Et puis, je n’oublie pas, à titre personnel, que c’est grâce Henri Lafit si la Coupe Magnus, que je venais de faire fabriquer, fut officialisée en 1985 malgré les réticences de la plupart des dirigeants du Comité national de l’époque. J’ai raconté cet épisode en détail
dans la Tribune 17 qui est archivée avec les autres en dessous de cet article.
Mais, c’est dans la patinoire Charlemagne de Lyon, dont il fut également le directeur après celle de Chamonix, que la présence d’Henri Lafit se révéla une fois encore d’une efficacité redoutable car il continua à courir sans arrêt comme on va au four et au moulin. A tel point que lorsqu’il fut contraint de prendre sa retraite et quitta son poste, la municipalité de Lyon dut embaucher
une dizaine d’employés pour exécuter le travail colossal que l’ancien président de notre sport réussissait à faire tout seul !
Si Henri Lafit nous a quitté dans l’anonymat, il y a juste vingt ans, ignoré par la plupart des anciens dirigeants qui n’avaient pas mesuré son importance à sa juste valeur, trop accaparés par une période très agitée, il restera malgré tout
un président inoubliable dont je tenais à rappeler le souvenir. Je salue par la même occasion la mémoire de son fils, Lionel Lafit, ancien hockeyeur, décédé précocement en 2009 à l'âge de 53 ans, après avoir été joueur à Lyon, Villard-de-Lans et Rouen puis entraîneur-joueur à Dijon, avant d’aller à Fontenay-sous-Bois et enfin à Besançon.

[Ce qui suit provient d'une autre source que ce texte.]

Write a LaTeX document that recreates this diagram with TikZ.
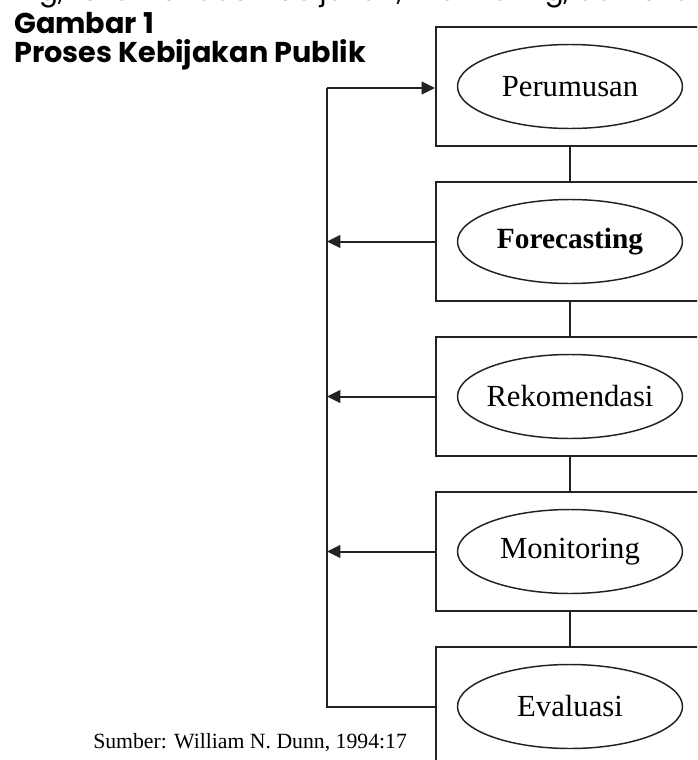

Comme je crois aux forces de l’esprit, je profite de cette tribune pour te dire encore une fois
merci Henri pour tout ce que tu as fait pour les sports de glace en général et pour hockey français en particulier avec un dévouement et un désintéressement qui expliquent la grande popularité unique dont tu bénéficiais parmi les joueurs à l’époque. Certains de nos dirigeants seraient bien inspirés de suivre ton exemple !
Si tu es parti un jour sans bruit, presque en t’excusant, sache que ton souvenir perdurera dans notre sport car je veillerai toujours à entretenir la flamme de ta mémoire. Les traces que tu as laissé sur la glace de nos patinoires ne s’effaceront jamais.